* [Exercise goal]: Begin with the line containing "Clone this chart in seaborn and matplotlib." and end with the line containing "upper_c = [0.302, 0.315]". Give those lines again exactly, leaving out the images.

* [Listed entries]:

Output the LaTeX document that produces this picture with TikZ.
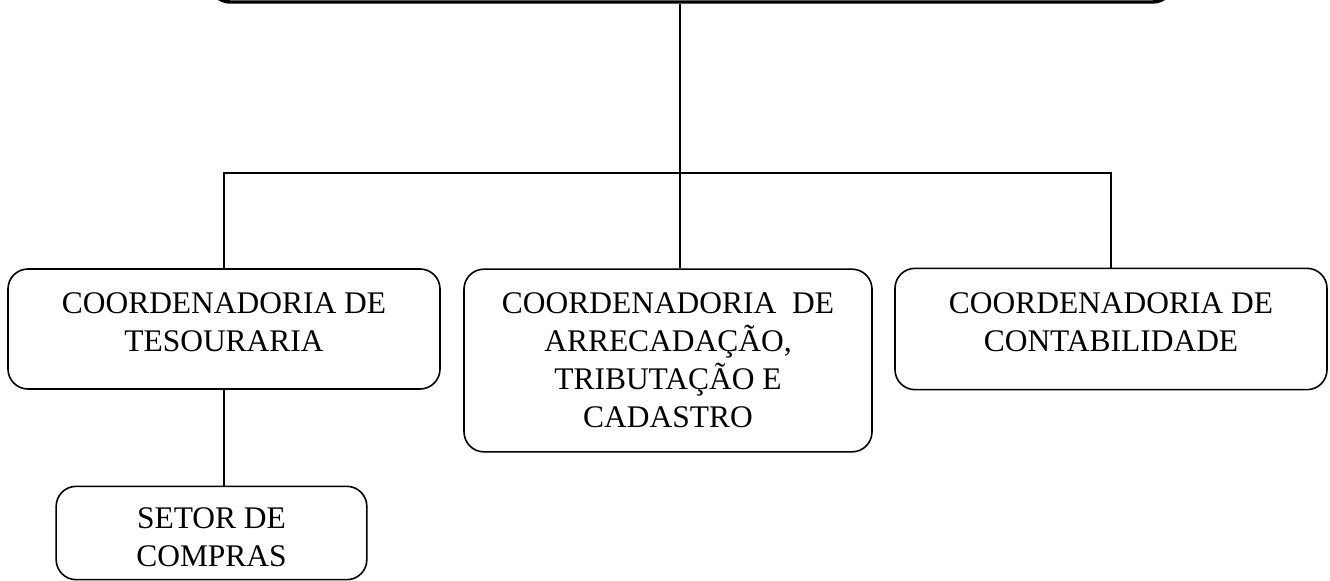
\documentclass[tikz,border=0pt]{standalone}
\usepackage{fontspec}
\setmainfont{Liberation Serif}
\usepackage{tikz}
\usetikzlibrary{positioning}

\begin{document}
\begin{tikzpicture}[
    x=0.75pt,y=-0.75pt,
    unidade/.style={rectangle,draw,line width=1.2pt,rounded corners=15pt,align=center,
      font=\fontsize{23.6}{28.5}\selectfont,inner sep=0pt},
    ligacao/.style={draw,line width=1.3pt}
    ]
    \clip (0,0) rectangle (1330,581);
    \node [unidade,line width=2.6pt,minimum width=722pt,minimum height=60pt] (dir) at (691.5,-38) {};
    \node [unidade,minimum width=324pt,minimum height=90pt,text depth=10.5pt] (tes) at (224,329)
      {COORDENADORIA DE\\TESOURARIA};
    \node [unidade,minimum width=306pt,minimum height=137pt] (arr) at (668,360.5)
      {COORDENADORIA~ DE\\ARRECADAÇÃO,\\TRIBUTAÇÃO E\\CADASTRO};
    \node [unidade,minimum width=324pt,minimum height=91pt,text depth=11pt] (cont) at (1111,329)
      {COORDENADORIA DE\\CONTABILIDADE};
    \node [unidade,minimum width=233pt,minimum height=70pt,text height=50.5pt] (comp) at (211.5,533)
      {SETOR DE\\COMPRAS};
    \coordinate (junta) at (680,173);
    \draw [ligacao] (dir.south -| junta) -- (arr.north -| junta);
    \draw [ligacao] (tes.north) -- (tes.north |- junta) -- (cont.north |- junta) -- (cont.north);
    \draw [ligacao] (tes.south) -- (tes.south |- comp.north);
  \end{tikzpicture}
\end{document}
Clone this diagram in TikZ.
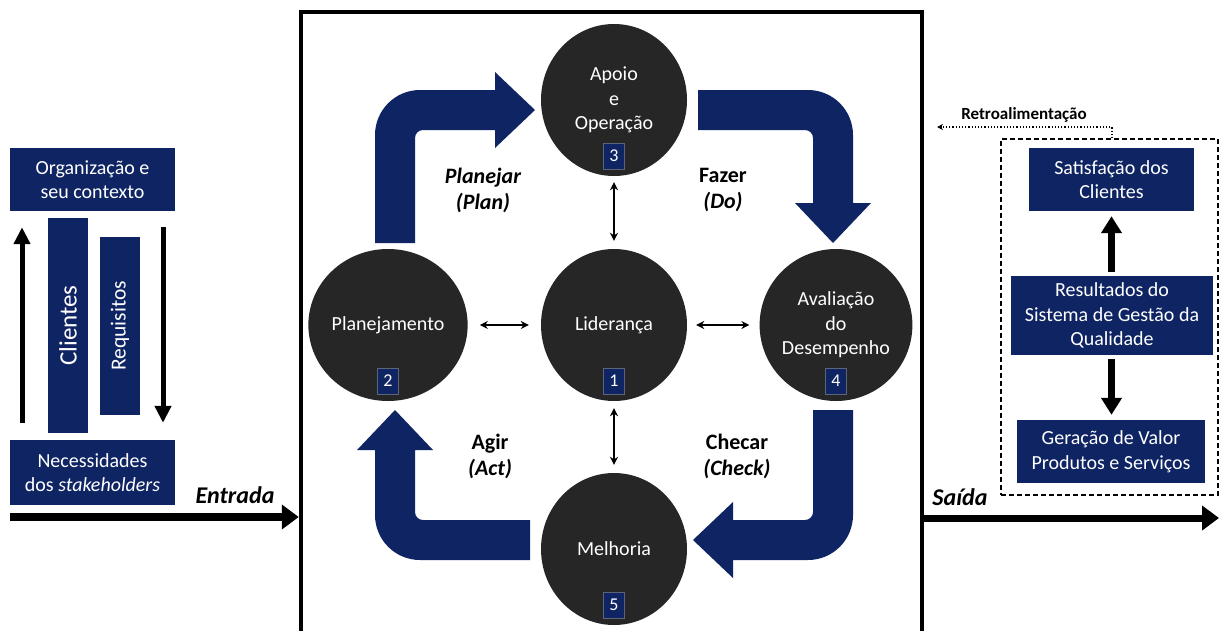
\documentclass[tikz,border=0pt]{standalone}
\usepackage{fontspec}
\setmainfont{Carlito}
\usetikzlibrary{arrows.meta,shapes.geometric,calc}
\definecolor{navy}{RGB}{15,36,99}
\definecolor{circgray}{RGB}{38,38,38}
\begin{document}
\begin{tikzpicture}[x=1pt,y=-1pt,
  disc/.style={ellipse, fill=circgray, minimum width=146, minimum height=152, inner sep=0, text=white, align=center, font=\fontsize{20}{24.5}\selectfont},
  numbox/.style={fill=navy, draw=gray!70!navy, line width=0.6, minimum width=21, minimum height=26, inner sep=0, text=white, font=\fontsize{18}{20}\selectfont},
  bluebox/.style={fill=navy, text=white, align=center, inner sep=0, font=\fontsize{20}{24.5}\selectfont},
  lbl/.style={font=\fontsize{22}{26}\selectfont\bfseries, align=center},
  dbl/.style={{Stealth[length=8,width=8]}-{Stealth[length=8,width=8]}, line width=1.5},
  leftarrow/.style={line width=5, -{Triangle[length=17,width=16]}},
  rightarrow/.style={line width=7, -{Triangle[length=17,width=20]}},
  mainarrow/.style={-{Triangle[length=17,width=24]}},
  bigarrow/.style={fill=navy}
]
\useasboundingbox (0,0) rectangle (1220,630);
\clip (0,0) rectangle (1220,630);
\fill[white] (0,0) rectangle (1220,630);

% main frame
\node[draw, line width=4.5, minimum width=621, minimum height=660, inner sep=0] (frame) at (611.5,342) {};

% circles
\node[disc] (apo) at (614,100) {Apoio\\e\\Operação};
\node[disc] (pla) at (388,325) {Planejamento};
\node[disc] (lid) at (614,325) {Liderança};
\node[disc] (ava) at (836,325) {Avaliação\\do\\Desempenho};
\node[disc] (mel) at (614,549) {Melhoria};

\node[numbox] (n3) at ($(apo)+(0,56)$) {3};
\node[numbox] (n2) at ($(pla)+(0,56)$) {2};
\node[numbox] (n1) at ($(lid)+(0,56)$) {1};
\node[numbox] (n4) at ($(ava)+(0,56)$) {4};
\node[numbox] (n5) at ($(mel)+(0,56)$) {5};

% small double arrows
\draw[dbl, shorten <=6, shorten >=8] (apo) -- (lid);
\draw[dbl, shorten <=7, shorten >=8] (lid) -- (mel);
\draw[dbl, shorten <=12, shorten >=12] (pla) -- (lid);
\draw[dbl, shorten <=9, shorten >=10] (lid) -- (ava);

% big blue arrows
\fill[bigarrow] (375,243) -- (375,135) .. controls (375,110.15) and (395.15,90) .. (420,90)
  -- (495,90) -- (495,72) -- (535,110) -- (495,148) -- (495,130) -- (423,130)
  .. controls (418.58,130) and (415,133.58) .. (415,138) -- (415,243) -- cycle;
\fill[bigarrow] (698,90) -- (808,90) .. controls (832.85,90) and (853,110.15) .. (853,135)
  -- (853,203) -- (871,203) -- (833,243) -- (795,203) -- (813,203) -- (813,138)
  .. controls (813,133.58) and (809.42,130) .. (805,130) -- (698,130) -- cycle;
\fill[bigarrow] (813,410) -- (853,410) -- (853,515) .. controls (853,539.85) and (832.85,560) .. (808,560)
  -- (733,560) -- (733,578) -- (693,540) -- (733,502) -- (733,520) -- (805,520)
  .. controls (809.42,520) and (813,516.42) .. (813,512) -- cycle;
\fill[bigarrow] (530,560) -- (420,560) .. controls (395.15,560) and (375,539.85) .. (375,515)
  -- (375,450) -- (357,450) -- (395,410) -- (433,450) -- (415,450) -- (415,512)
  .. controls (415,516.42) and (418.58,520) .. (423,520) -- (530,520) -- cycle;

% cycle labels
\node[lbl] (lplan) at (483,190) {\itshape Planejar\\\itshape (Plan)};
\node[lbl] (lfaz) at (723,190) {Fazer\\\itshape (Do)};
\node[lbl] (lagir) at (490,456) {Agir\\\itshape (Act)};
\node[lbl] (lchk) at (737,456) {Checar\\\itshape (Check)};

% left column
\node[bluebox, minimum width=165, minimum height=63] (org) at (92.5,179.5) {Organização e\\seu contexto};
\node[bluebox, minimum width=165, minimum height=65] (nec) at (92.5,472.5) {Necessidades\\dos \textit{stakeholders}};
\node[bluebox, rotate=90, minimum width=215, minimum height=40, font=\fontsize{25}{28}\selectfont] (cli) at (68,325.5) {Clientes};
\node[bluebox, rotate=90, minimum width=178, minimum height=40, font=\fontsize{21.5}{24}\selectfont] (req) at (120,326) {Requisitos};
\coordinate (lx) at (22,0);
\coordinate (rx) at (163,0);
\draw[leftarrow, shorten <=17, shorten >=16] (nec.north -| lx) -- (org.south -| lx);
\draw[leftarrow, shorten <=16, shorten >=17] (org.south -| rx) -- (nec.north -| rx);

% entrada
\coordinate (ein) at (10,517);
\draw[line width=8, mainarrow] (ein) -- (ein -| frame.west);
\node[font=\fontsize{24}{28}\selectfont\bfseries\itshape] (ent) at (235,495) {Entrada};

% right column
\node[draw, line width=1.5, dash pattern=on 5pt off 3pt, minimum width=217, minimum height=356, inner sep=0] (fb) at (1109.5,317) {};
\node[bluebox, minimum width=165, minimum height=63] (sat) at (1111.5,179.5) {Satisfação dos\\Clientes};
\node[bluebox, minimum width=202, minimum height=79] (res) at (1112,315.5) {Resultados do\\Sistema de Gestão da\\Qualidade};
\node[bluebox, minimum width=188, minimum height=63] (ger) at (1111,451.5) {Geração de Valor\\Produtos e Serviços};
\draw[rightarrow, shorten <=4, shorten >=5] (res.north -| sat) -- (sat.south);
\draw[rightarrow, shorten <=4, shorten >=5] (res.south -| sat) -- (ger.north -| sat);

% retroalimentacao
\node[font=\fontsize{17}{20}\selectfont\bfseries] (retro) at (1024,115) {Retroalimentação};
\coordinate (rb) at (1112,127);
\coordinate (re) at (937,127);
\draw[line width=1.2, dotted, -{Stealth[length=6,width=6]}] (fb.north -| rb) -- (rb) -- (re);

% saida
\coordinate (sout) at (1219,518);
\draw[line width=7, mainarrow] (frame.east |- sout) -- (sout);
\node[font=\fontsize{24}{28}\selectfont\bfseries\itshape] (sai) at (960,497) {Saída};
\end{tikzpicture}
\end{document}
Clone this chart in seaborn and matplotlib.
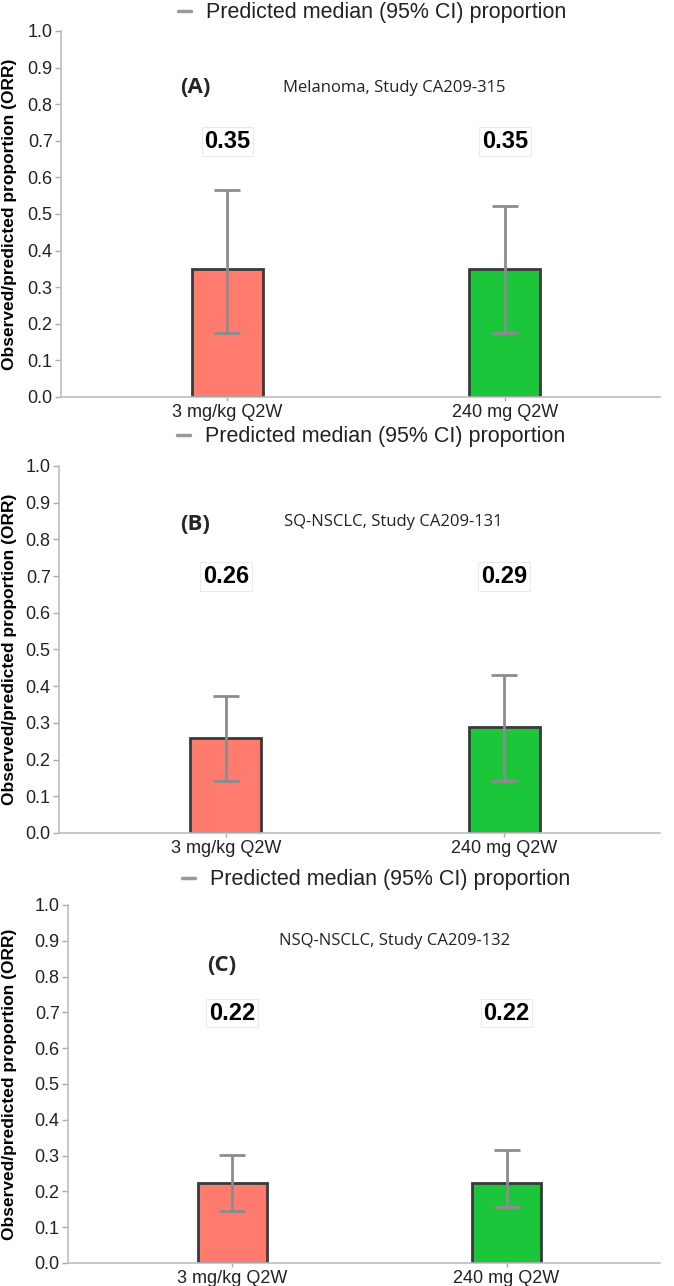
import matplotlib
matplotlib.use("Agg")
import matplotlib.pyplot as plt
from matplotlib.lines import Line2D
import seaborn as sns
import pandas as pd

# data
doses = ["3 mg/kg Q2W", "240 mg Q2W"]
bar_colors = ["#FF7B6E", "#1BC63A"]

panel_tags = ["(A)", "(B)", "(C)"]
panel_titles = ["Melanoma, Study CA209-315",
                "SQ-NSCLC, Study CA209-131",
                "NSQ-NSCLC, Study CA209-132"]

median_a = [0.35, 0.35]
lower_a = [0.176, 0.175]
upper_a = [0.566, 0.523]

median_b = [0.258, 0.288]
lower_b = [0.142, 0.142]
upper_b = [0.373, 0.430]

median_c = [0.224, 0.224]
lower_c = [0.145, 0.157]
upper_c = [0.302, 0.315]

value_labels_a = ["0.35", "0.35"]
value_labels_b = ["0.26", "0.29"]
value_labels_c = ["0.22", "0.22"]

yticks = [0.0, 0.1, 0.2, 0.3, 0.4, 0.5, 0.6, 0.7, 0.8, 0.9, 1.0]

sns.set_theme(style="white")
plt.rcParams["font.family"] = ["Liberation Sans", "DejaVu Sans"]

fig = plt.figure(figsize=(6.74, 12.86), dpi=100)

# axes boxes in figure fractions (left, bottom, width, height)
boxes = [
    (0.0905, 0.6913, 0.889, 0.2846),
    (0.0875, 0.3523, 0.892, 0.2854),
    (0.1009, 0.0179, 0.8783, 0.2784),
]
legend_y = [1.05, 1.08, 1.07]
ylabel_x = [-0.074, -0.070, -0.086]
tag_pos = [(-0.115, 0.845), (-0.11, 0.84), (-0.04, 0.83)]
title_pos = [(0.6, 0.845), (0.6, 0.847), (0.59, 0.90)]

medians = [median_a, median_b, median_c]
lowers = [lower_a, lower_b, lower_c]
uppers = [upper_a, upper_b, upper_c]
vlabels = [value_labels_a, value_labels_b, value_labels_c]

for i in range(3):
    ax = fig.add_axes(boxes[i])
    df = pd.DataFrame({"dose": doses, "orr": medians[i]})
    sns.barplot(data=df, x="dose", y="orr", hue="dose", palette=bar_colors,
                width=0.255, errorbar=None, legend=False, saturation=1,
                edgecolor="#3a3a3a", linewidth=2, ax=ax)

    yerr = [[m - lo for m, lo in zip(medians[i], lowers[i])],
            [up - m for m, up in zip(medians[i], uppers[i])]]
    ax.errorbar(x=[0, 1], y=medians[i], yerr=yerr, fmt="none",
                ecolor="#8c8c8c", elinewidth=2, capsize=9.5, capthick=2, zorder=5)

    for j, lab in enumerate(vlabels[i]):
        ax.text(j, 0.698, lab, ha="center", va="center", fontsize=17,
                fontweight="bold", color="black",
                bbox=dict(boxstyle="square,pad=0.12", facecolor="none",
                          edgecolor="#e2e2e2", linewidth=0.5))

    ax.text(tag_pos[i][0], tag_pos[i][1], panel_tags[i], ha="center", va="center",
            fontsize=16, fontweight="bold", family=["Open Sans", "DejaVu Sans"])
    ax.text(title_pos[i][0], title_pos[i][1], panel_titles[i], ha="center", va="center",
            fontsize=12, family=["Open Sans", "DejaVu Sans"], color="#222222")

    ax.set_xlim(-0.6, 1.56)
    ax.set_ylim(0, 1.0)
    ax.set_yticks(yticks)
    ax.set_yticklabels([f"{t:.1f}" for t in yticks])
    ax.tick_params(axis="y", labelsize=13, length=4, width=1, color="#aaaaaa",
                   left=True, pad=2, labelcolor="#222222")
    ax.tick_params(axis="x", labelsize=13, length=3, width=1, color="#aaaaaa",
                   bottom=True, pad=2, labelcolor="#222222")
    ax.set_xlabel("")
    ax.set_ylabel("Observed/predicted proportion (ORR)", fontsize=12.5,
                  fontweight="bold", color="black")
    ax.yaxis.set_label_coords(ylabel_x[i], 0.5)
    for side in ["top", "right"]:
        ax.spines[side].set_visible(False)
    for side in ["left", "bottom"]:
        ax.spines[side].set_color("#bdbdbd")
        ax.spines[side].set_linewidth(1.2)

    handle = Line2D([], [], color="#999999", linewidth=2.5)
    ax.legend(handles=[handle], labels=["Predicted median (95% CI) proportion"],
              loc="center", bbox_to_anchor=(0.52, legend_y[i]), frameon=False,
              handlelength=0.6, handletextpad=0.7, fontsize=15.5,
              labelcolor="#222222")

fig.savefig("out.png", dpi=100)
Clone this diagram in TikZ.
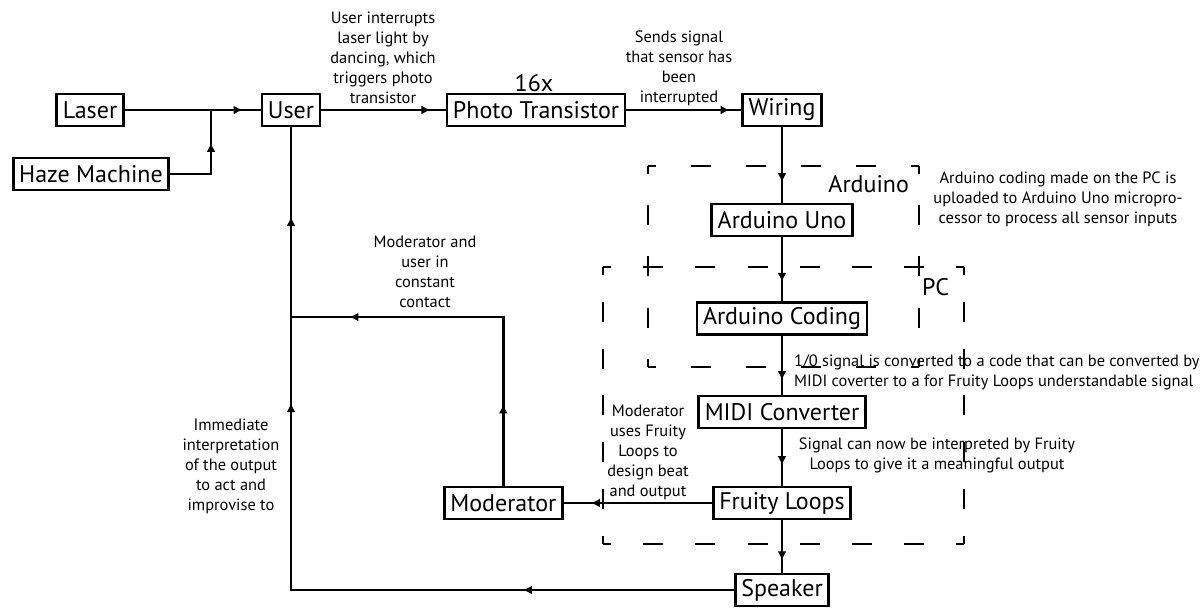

* [Output below]:
Clone this chart in seaborn and matplotlib.
import matplotlib
matplotlib.use("Agg")
import matplotlib.pyplot as plt
from matplotlib.lines import Line2D
import seaborn as sns
import pandas as pd

# data
doses = ["3 mg/kg Q2W", "240 mg Q2W"]
bar_colors = ["#FF7B6E", "#1BC63A"]

panel_tags = ["(A)", "(B)", "(C)"]
panel_titles = ["Melanoma, Study CA209-315",
                "SQ-NSCLC, Study CA209-131",
                "NSQ-NSCLC, Study CA209-132"]

median_a = [0.35, 0.35]
lower_a = [0.176, 0.175]
upper_a = [0.566, 0.523]

median_b = [0.258, 0.288]
lower_b = [0.142, 0.142]
upper_b = [0.373, 0.430]

median_c = [0.224, 0.224]
lower_c = [0.145, 0.157]
upper_c = [0.302, 0.315]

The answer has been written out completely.